What the annual Market Measures study of sales and marketing by hi-tech New Zealand companies shows is that reducing marketing "fluff" and producing useful, customer-focused information pays dividends.

Companies in the survey growing the fastest were more likely to be producing marketing content such as infographics, white papers, case studies, checklists and opinion articles.

They weren't producing the traditional marketing collateral of brochures, product flyers and fancy corporate videos. Think the Edmonds cookbook instead of a glossy brochure extolling the virtues of "game-changing" Edmonds baking powder.

A jargon word for this kind of marketing information is "thought leadership" - giving customers useful insights or information. In the Edmonds context, this would be how to bake a scone.

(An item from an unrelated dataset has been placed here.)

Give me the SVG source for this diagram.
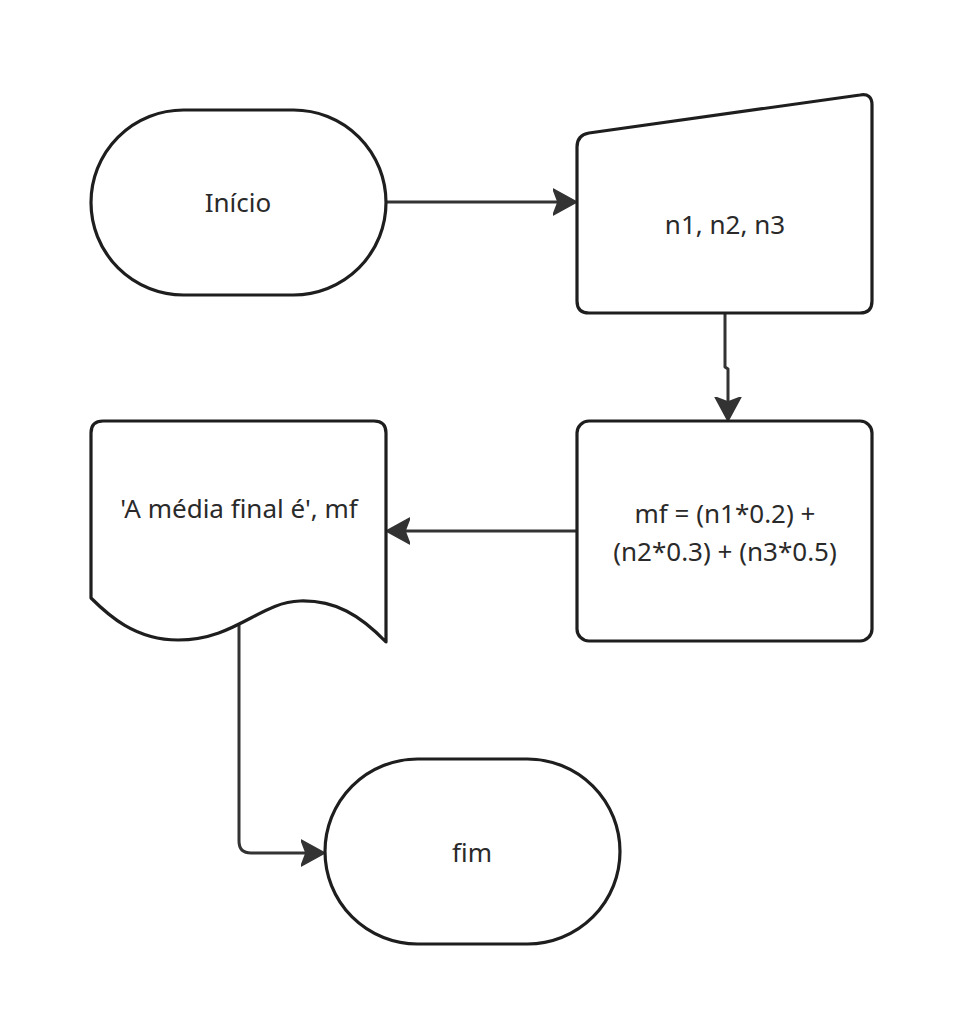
<svg xmlns="http://www.w3.org/2000/svg" width="965" height="1035" viewBox="0 0 965 1035">
  <style>
    .shape { fill: #ffffff; stroke: #1e1e1e; stroke-width: 3.2; stroke-linejoin: round; }
    .label { font-family: "Noto Sans", "Open Sans", sans-serif; font-size: 26px; fill: #2a2a2a; text-anchor: middle; }
    .wire { fill: none; stroke: #333333; stroke-width: 3; stroke-linejoin: round; }
  </style>
  <defs>
    <marker id="head" viewBox="0 0 24 28" refX="22" refY="14" markerWidth="24" markerHeight="28" markerUnits="userSpaceOnUse" orient="auto">
      <path d="M0,1 L24,14 L0,27 L5,14 Z" fill="#333333" stroke="#333333" stroke-width="1.5" stroke-linejoin="round"/>
    </marker>
  </defs>
  <rect width="965" height="1035" fill="#ffffff"/>

  <g id="connectors">
    <path class="wire" d="M387,202 L575,202" marker-end="url(#head)"/>
    <path class="wire" d="M725,314 L725,367 L728,369 L728,419" marker-end="url(#head)"/>
    <path class="wire" d="M576,531 L388,531" marker-end="url(#head)"/>
    <path class="wire" d="M239,619 L239,841 Q239,853 251,853 L323,853" marker-end="url(#head)"/>
  </g>

  <g id="inicio">
    <rect class="shape" x="91" y="110" width="295" height="185" rx="92.5" ry="92.5"/>
    <text class="label" x="238" y="212">Início</text>
  </g>

  <g id="entrada">
    <path class="shape" d="M589,133 L860,95 Q872,93 872,105 L872,301 Q872,313 860,313 L589,313 Q577,313 577,301 L577,147 Q577,135 589,133 Z"/>
    <text class="label" x="725" y="234">n1, n2, n3</text>
  </g>

  <g id="calculo">
    <rect class="shape" x="577" y="421" width="295" height="220" rx="12" ry="12"/>
    <text class="label" x="725" y="523">mf = (n1*0.2) +</text>
    <text class="label" x="725" y="561">(n2*0.3) + (n3*0.5)</text>
  </g>

  <g id="saida">
    <path class="shape" d="M103,421 L374,421 Q386,421 386,433 L386,642 C360,615 335,600 300,601 C260,602 235,640 178,640 C135,640 108,615 91,598 L91,433 Q91,421 103,421 Z"/>
    <text class="label" x="239" y="518">'A média final é', mf</text>
  </g>

  <g id="fim">
    <rect class="shape" x="325" y="759" width="295" height="185" rx="92.5" ry="92.5"/>
    <text class="label" x="472" y="862">fim</text>
  </g>
</svg>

On average Kiwi firms are a long way behind their US counterparts in producing thought leadership. Less than 30 per cent of the firms in the Market Measures study produced this kind of customer-focused content, as opposed to threequarters of US software firms the study was benchmarked against.

This hurts us because thought leadership drives online marketing, especially social media channels like LinkedIn or Twitter. Seventy-four per cent of US software companies were using social media to promote thought leadership material, compared to only 28 per cent of Kiwi tech companies.

How can you move away from bragging about your product to giving prospective customers genuinely useful information?

1. Customers: clarify who buys your product, or influences that decision? And find out what information they need to complete their product research, evaluation, ROI and final decision?

2. Content schedule: agree upon a regular content schedule and stick to it! Sprinkle lighter content that is used to attract people to your website between "thought leadership" items which is used to convert people into sales leads.

3. Channels: use a range of communication channels and see what works.

It may be hard for Gilmore to rehabilitate his image, but any efforts to genuinely help others will be a good start. The same is true for marketing your products - focus on helping first, selling last.